Because accuracy has many severe weaknesses and we even baked a probability threashold of 50% into it.

What else

I hope the irony of the title is not lost ~~by its passive aggressiveness~~.

This SLEP is based on @amueller's proposal scikit-learn/scikit-learn#28995.

@scikit-learn/core-devs @scikit-learn/communication-team @scikit-learn/contributor-experience-team @scikit-learn/documentation-team ping

jjerphan · 2025-12-07T14:05:56Z

Thank you for writing the SLEP.

While discussing the rectification of this design choice is appropriate (I really think it is valuable), I find the title a bit aggressive or at least detrimental to the intent of the proposal (improving scikit-learn's theoretical consistency): how about "Redefining default metrics"?

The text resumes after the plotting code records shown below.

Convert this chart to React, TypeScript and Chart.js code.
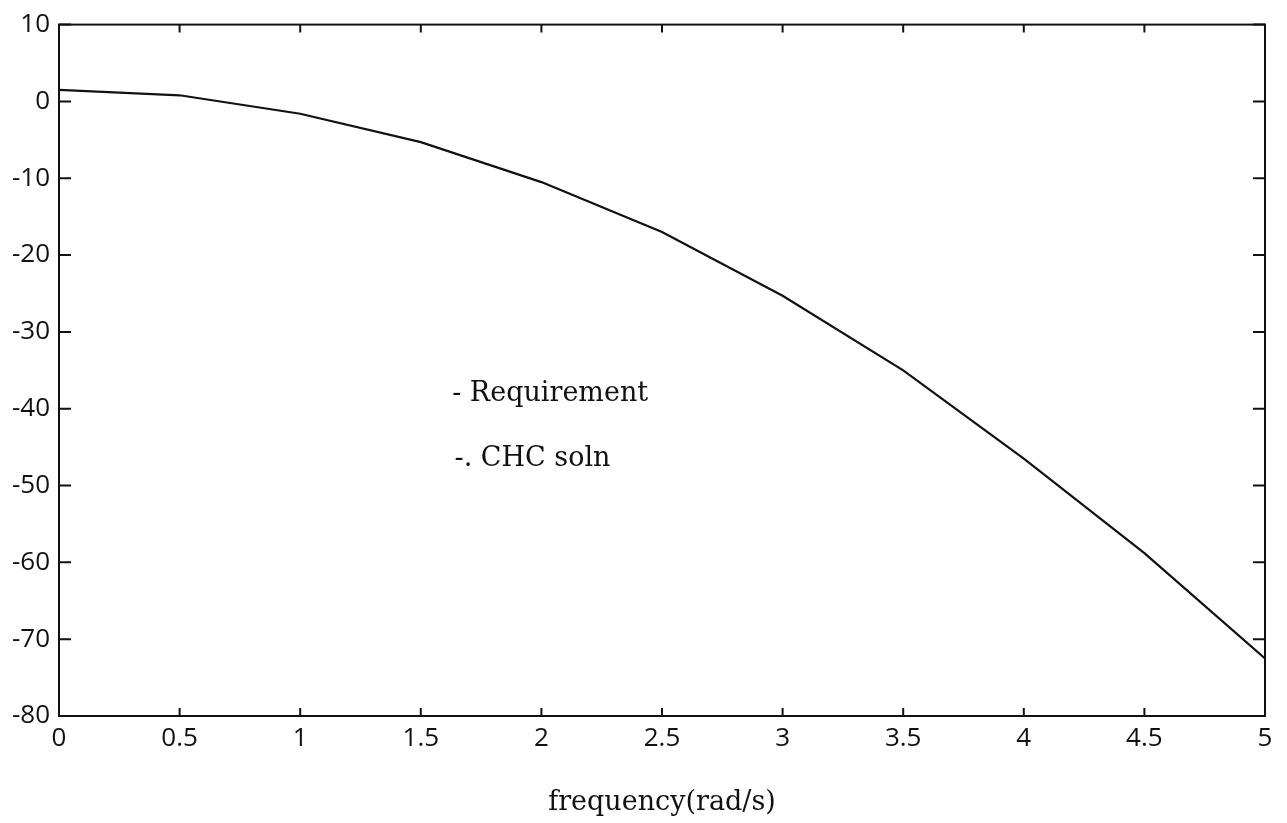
import React, { useEffect, useRef } from "react";
import { Chart, registerables } from "chart.js";

Chart.register(...registerables);

const freq = [0, 0.5, 1, 1.5, 2, 2.5, 3, 3.5, 4, 4.5, 5];
const magnitude = [1.5, 0.8, -1.6, -5.3, -10.5, -17, -25.3, -35, -46.5, -58.8, -72.5];

const xTicks = [0, 0.5, 1, 1.5, 2, 2.5, 3, 3.5, 4, 4.5, 5];
const yTicks = [10, 0, -10, -20, -30, -40, -50, -60, -70, -80];

const xLabel = "frequency(rad/s)";
const notes = [
  { text: "- Requirement", x: 1.63, y: -39 },
  { text: "-. CHC soln", x: 1.64, y: -47.4 },
];

const TICK_FONT = { family: "'Open Sans', sans-serif", size: 26 };
const TEXT_FONT = "27px 'DejaVu Serif', serif";

const framePlugin = {
  id: "frame",
  afterDraw(chart: any) {
    const { ctx, chartArea } = chart;
    const xs = chart.scales.x;
    const ys = chart.scales.y;
    ctx.save();
    ctx.strokeStyle = "#111";
    ctx.lineWidth = 2;
    ctx.strokeRect(chartArea.left, chartArea.top, chartArea.right - chartArea.left, chartArea.bottom - chartArea.top);
    ctx.lineWidth = 2;
    ctx.beginPath();
    for (const v of xTicks) {
      const px = xs.getPixelForValue(v);
      ctx.moveTo(px, chartArea.bottom);
      ctx.lineTo(px, chartArea.bottom - 8);
      ctx.moveTo(px, chartArea.top);
      ctx.lineTo(px, chartArea.top + 8);
    }
    for (const v of yTicks) {
      const py = ys.getPixelForValue(v);
      ctx.moveTo(chartArea.left, py);
      ctx.lineTo(chartArea.left + 12, py);
      ctx.moveTo(chartArea.right, py);
      ctx.lineTo(chartArea.right - 12, py);
    }
    ctx.stroke();
    ctx.fillStyle = "#111";
    ctx.font = TEXT_FONT;
    ctx.textAlign = "left";
    ctx.textBaseline = "alphabetic";
    for (const n of notes) {
      ctx.fillText(n.text, xs.getPixelForValue(n.x), ys.getPixelForValue(n.y));
    }
    ctx.restore();
  },
};

export default function App() {
  const ref = useRef<HTMLCanvasElement | null>(null);
  useEffect(() => {
    if (!ref.current) return;
    const chart = new Chart(ref.current, {
      type: "line",
      data: {
        datasets: [
          {
            label: "Requirement",
            data: freq.map((f, i) => ({ x: f, y: magnitude[i] })),
            borderColor: "#111",
            borderWidth: 2.2,
            pointRadius: 0,
            tension: 0,
            fill: false,
          },
        ],
      },
      options: {
        animation: false,
        responsive: true,
        maintainAspectRatio: false,
        layout: { padding: { top: 18, right: 22, left: 0, bottom: 0 } },
        plugins: { legend: { display: false }, tooltip: { enabled: false } },
        scales: {
          x: {
            type: "linear",
            min: 0,
            max: 5,
            afterFit: (s: any) => {
              s.height = 107;
            },
            afterBuildTicks: (s: any) => {
              s.ticks = xTicks.map((v) => ({ value: v }));
            },
            grid: { display: false, drawTicks: false },
            border: { display: false },
            ticks: {
              color: "#111",
              font: TICK_FONT,
              padding: 7,
              maxRotation: 0,
              autoSkip: false,
              callback: (v: any) => String(v),
            },
            title: {
              display: true,
              text: xLabel,
              color: "#111",
              font: { family: "'DejaVu Serif', serif", size: 27 },
              padding: { top: 0, bottom: 4 },
            },
          },
          y: {
            type: "linear",
            min: -80,
            max: 10,
            afterFit: (s: any) => {
              s.width = 59;
            },
            afterBuildTicks: (s: any) => {
              s.ticks = yTicks.map((v) => ({ value: v }));
            },
            grid: { display: false, drawTicks: false },
            border: { display: false },
            ticks: {
              color: "#111",
              font: TICK_FONT,
              padding: 9,
              autoSkip: false,
              callback: (v: any) => String(v),
            },
          },
        },
      },
      plugins: [framePlugin],
    });
    return () => chart.destroy();
  }, []);
  return (
    <div style={{ position: "fixed", left: 0, top: 0, width: 1287, height: 823, background: "#fff" }}>
      <canvas ref={ref} />
    </div>
  );
}
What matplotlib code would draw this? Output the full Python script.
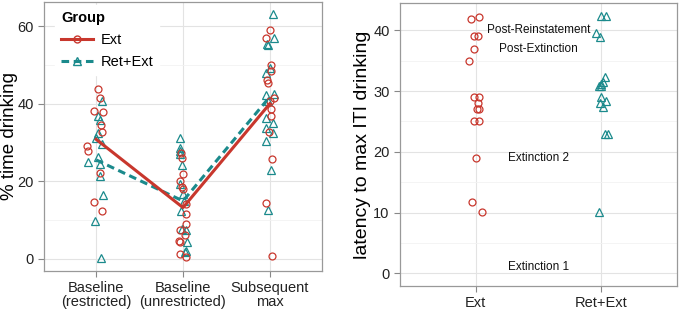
import numpy as np
import matplotlib.pyplot as plt
from matplotlib.lines import Line2D

plt.rcParams["font.family"] = ["Liberation Sans", "DejaVu Sans"]

RED = "#C8372D"
TEAL = "#1B8A8C"

# ---- left panel: % time drinking ----
phases = ["Baseline\n(restricted)", "Baseline\n(unrestricted)", "Subsequent\nmax"]

ext_restricted = [43.8, 41.4, 38.0, 37.9, 34.6, 32.7, 29.1, 27.8, 22.2, 14.7, 12.4]
ext_restricted_dx = [0.02, 0.05, -0.03, 0.08, 0.06, 0.07, -0.10, -0.09, 0.05, -0.03, 0.07]
ret_restricted = [40.6, 36.8, 35.9, 32.3, 31.2, 29.5, 26.3, 25.0, 24.4, 21.4, 16.4, 9.8, 0.2]
ret_restricted_dx = [0.07, 0.02, 0.05, 0.02, 0.0, 0.07, 0.02, -0.09, 0.05, 0.05, 0.08, -0.01, 0.06]

ext_unrestricted = [27.4, 26.1, 21.8, 20.1, 18.6, 18.1, 14.1, 11.5, 9.0, 7.3, 6.2, 4.5, 4.4, 1.3, 0.4]
ext_unrestricted_dx = [-0.02, -0.01, 0.0, -0.03, -0.01, 0.0, 0.03, 0.04, 0.04, -0.04, 0.02, -0.05, -0.04, -0.03, 0.04]
ret_unrestricted = [31.2, 28.6, 27.8, 26.9, 24.1, 19.2, 16.7, 14.9, 12.4, 7.7, 7.5, 4.3, 2.1, 1.7]
ret_unrestricted_dx = [-0.04, -0.04, -0.04, -0.03, -0.01, -0.03, 0.0, 0.01, -0.02, -0.01, 0.04, 0.05, 0.03, 0.02]

ext_max = [59.0, 56.8, 50.0, 48.3, 46.2, 45.3, 41.5, 40.6, 38.5, 36.7, 32.7, 25.8, 14.5, 0.7]
ext_max_dx = [0.0, -0.04, 0.01, 0.01, -0.03, -0.02, 0.05, 0.0, 0.01, 0.01, -0.01, 0.02, -0.04, 0.03]
ret_max = [63.2, 56.8, 55.3, 55.0, 49.1, 47.9, 42.3, 42.6, 40.6, 36.3, 35.0, 33.8, 32.5, 30.3, 22.8, 12.6]
ret_max_dx = [0.04, 0.05, -0.03, -0.02, 0.0, -0.04, -0.05, 0.05, -0.02, -0.04, 0.04, -0.04, 0.04, -0.04, 0.01, -0.02]

ext_means = [30.8, 13.2, 40.0]
ret_means = [25.5, 14.9, 41.8]

# ---- right panel: latency to max ITI drinking ----
groups = ["Ext", "Ret+Ext"]
ext_latency = [41.8, 42.2, 39.0, 39.0, 37.0, 35.0, 29.0, 29.0, 28.0, 27.1, 27.0, 25.0, 25.1, 19.0, 11.8, 10.1]
ext_latency_dx = [-0.04, 0.03, -0.01, 0.02, -0.01, -0.05, -0.01, 0.03, 0.02, 0.01, 0.03, -0.01, 0.03, 0.0, -0.03, 0.05]
ret_latency = [42.3, 42.4, 39.5, 38.9, 32.3, 31.2, 30.9, 30.9, 31.5, 29.0, 28.1, 28.3, 27.3, 23.0, 23.0, 10.1]
ret_latency_dx = [0.0, 0.04, -0.04, -0.01, 0.03, 0.0, 0.0, -0.02, 0.01, 0.0, -0.01, 0.04, 0.01, 0.03, 0.05, -0.02]

phase_labels = ["Post-Reinstatement", "Post-Extinction", "Extinction 2", "Extinction 1"]
phase_label_y = [40.0, 37.0, 19.0, 1.0]


def style_axes(ax):
    ax.set_facecolor("white")
    for s in ax.spines.values():
        s.set_color("#999999")
        s.set_linewidth(0.9)
    ax.grid(True, which="major", color="#E3E3E3", linewidth=0.8)
    ax.grid(True, which="minor", axis="y", color="#F2F2F2", linewidth=0.6)
    ax.set_axisbelow(True)
    ax.tick_params(axis="both", which="major", length=4, color="#888888",
                   labelsize=10.5, labelcolor="#222222")
    ax.tick_params(axis="both", which="minor", length=0)


fig = plt.figure(figsize=(6.8, 3.11), dpi=100)

# left panel
ax1 = fig.add_axes([44 / 680, 40 / 311, 278 / 680, 269 / 311])
style_axes(ax1)
mk = dict(linestyle="none", markerfacecolor="none", markeredgewidth=0.9)
for i, (ev, ed, rv, rd) in enumerate([
        (ext_restricted, ext_restricted_dx, ret_restricted, ret_restricted_dx),
        (ext_unrestricted, ext_unrestricted_dx, ret_unrestricted, ret_unrestricted_dx),
        (ext_max, ext_max_dx, ret_max, ret_max_dx)]):
    ax1.plot(i + 1 + np.array(rd), rv, marker="^", markersize=6,
             markeredgecolor=TEAL, **mk)
    ax1.plot(i + 1 + np.array(ed), ev, marker="o", markersize=5,
             markeredgecolor=RED, **mk)
xs = np.arange(1, 4)
ax1.plot(xs, ret_means, color=TEAL, linewidth=2.2, linestyle=(0, (2.5, 1.5)))
ax1.plot(xs, ext_means, color=RED, linewidth=2.2)
ax1.set_xlim(0.4, 3.6)
ax1.set_ylim(-3.15, 66.2)
ax1.set_xticks(xs)
ax1.set_xticklabels(phases, linespacing=1.0)
ax1.set_yticks([0, 20, 40, 60])
ax1.set_yticks([10, 30, 50], minor=True)
ax1.set_ylabel("% time drinking", fontsize=13.5)
ax1.yaxis.set_label_coords(-0.095, 0.5)

handles = [
    Line2D([], [], color=RED, linewidth=2.2, marker="o", markersize=5,
           markerfacecolor="none", markeredgecolor=RED),
    Line2D([], [], color=TEAL, linewidth=2.2, linestyle=(0, (2.5, 1.5)),
           marker="^", markersize=6, markerfacecolor="none", markeredgecolor=TEAL),
]
leg = ax1.legend(handles, ["Ext", "Ret+Ext"], title="Group", loc="upper left",
                 bbox_to_anchor=(0.03, 1.0), fontsize=10.5, title_fontsize=10.5,
                 frameon=True, fancybox=False, handlelength=2.2,
                 borderaxespad=0.2, labelspacing=0.55, handletextpad=0.5)
leg.get_frame().set_edgecolor("white")
leg.get_frame().set_facecolor("white")
leg.get_frame().set_alpha(1.0)
leg.get_title().set_fontweight("bold")
leg._legend_box.align = "left"

# right panel
ax2 = fig.add_axes([400 / 680, 25 / 311, 277 / 680, 283 / 311])
style_axes(ax2)
ax2.plot(1 + np.array(ext_latency_dx), ext_latency, marker="o", markersize=5,
         markeredgecolor=RED, **mk)
ax2.plot(2 + np.array(ret_latency_dx), ret_latency, marker="^", markersize=6,
         markeredgecolor=TEAL, **mk)
for lab, y in zip(phase_labels, phase_label_y):
    ax2.text(1.5, y, lab, ha="center", va="center", fontsize=8.5, color="#111111")
ax2.set_xlim(0.4, 2.6)
ax2.set_ylim(-2.1, 44.5)
ax2.set_xticks([1, 2])
ax2.set_xticklabels(groups)
ax2.set_yticks([0, 10, 20, 30, 40])
ax2.set_yticks([5, 15, 25, 35], minor=True)
ax2.set_ylabel("latency to max ITI drinking", fontsize=14)
ax2.yaxis.set_label_coords(-0.105, 0.5)

fig.savefig("out.png", dpi=100)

I think this could be implemented as part of scikit-learn 2.0.

reshamas · 2025-12-07T17:36:04Z

@lorentzenchr How about: Removing the accuracy metric in scikit-learn scoring

betatim · 2025-12-08T07:55:22Z

slep025/proposal.rst

+
+   The fact that different scoring metrics focus on different things, i.e. ``predict``
+   vs. ``predict_proba``, and not all classifiers provide ``predict_proba`` complicates
+   a unified choice.


Do we need to choose the same metric for all classifiers?

I think the answer is yes because people will use the results of est1.score(X, y) and est2.score(X, y) to evaluate which one is the better estimator. It seems very hard to educate people that they can't compare scores from different estimators

(This is almost a rhetorical question, but I wanted to double check my thinking)

Given your assumption that users will continue to compare score results of different estimators, and given that a generally satisfying metric does not exist, the conclusion is to remove the score method.

My currently best choice for a general classifier metric is the skill score (R2) variant of the Brier score. Classifiers and regressors would then have the same metric, which is nice.

I'm not sure I am ready to remove score().

It is listed as alternative, not as proposal!

lucyleeow · 2025-12-10T03:42:40Z

What about 'Replacing accuracy' - it reads clearer IMO and could mean that we replace it with another metric or replace it with 'nothing'.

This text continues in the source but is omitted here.